- **Problem details**
Filter this material down to the lines that hold "chart", copying each one.
#### Supplied material
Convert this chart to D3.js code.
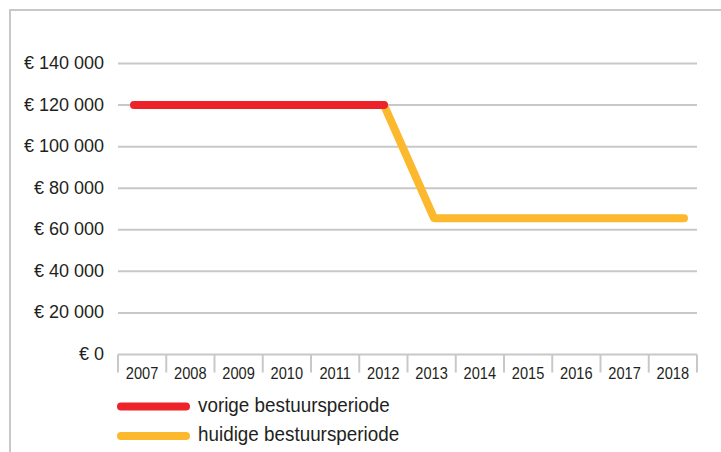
<!DOCTYPE html>
<html>
<head>
<meta charset="utf-8">
<script src="https://cdn.jsdelivr.net/npm/d3@7"></script>
<style>
  body { margin: 0; background: #fff; }
  text { font-family: "Liberation Sans", Arial, sans-serif; fill: #231f20; }
</style>
</head>
<body>
<div id="chart"></div>
<script>
const years = ["2007", "2008", "2009", "2010", "2011", "2012", "2013", "2014", "2015", "2016", "2017", "2018"];
const vorige = [120000, 120000, 120000, 120000, 120000, 120000];
const vorigeYears = ["2007", "2008", "2009", "2010", "2011", "2012"];
const huidige = [120000, 65600, 65600, 65600, 65600, 65600, 65600];
const huidigeYears = ["2012", "2013", "2014", "2015", "2016", "2017", "2018"];
const yTicks = [0, 20000, 40000, 60000, 80000, 100000, 120000, 140000];
const legendLabels = ["vorige bestuursperiode", "huidige bestuursperiode"];
const colors = ["#ee2229", "#fdb92d"];

const width = 721;
const height = 452;
const grid = "#c8c8c8";

const svg = d3.select("#chart")
  .append("svg")
  .attr("width", width)
  .attr("height", height);

// frame
svg.append("path")
  .attr("d", "M10,452 V10 H721")
  .attr("fill", "none")
  .attr("stroke", grid)
  .attr("stroke-width", 2);

const x = d3.scaleBand()
  .domain(years)
  .range([118, 697]);

// the line points sit on their own spacing
const xp = d3.scalePoint()
  .domain(years)
  .range([134, 684]);

const y = d3.scaleLinear()
  .domain([0, 140000])
  .range([354.5, 63.5]);

// gridlines
svg.append("g")
  .selectAll("line")
  .data(yTicks.slice(1))
  .enter().append("line")
  .attr("x1", 118)
  .attr("x2", 697)
  .attr("y1", d => y(d))
  .attr("y2", d => y(d))
  .attr("stroke", grid)
  .attr("stroke-width", 2);

// y labels
svg.append("g")
  .selectAll("text")
  .data(yTicks)
  .enter().append("text")
  .attr("x", 104)
  .attr("y", d => y(d) + 5.5)
  .attr("text-anchor", "end")
  .style("font-size", "18px")
  .text(d => "€ " + d3.format(",")(d).replace(/,/g, " "));

// x axis baseline and ticks
const xAxis = svg.append("g");
xAxis.append("line")
  .attr("x1", 118)
  .attr("x2", 697)
  .attr("y1", y(0))
  .attr("y2", y(0))
  .attr("stroke", grid)
  .attr("stroke-width", 2);

const bounds = years.map(d => x(d)).concat([x.range()[1]]);
xAxis.selectAll(".tick")
  .data(bounds)
  .enter().append("line")
  .attr("class", "tick")
  .attr("x1", d => d)
  .attr("x2", d => d)
  .attr("y1", y(0))
  .attr("y2", y(0) + 18)
  .attr("stroke", grid)
  .attr("stroke-width", 2);

// condensed look: squeeze the text horizontally
const sxYear = 0.86;
xAxis.selectAll("text")
  .data(years)
  .enter().append("text")
  .attr("transform", `scale(${sxYear},1)`)
  .attr("x", d => (x(d) + x.bandwidth() / 2) / sxYear)
  .attr("y", 379)
  .attr("text-anchor", "middle")
  .style("font-size", "17px")
  .text(d => d);

// lines
const line = d3.line()
  .x(d => xp(d[0]))
  .y(d => y(d[1]));

const series = [
  d3.zip(vorigeYears, vorige),
  d3.zip(huidigeYears, huidige)
];

svg.append("path")
  .datum(series[1])
  .attr("d", line)
  .attr("fill", "none")
  .attr("stroke", colors[1])
  .attr("stroke-width", 8)
  .attr("stroke-linejoin", "round")
  .attr("stroke-linecap", "round");

svg.append("path")
  .datum(series[0])
  .attr("d", line)
  .attr("fill", "none")
  .attr("stroke", colors[0])
  .attr("stroke-width", 8)
  .attr("stroke-linejoin", "round")
  .attr("stroke-linecap", "round");

// legend
const legend = svg.append("g")
  .selectAll("g")
  .data(legendLabels)
  .enter().append("g")
  .attr("transform", (d, i) => `translate(121,${406.5 + i * 29.5})`);

legend.append("line")
  .attr("x1", 0)
  .attr("x2", 65)
  .attr("stroke", (d, i) => colors[i])
  .attr("stroke-width", 8)
  .attr("stroke-linecap", "round");

const sxLeg = 0.92;
legend.append("text")
  .attr("transform", `scale(${sxLeg},1)`)
  .attr("x", 77 / sxLeg)
  .attr("y", 5)
  .style("font-size", "20.5px")
  .text(d => d);
</script>
</body>
</html>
########
- **The reply**
Convert this chart to D3.js code.
<div id="chart"></div>
const svg = d3.select("#chart")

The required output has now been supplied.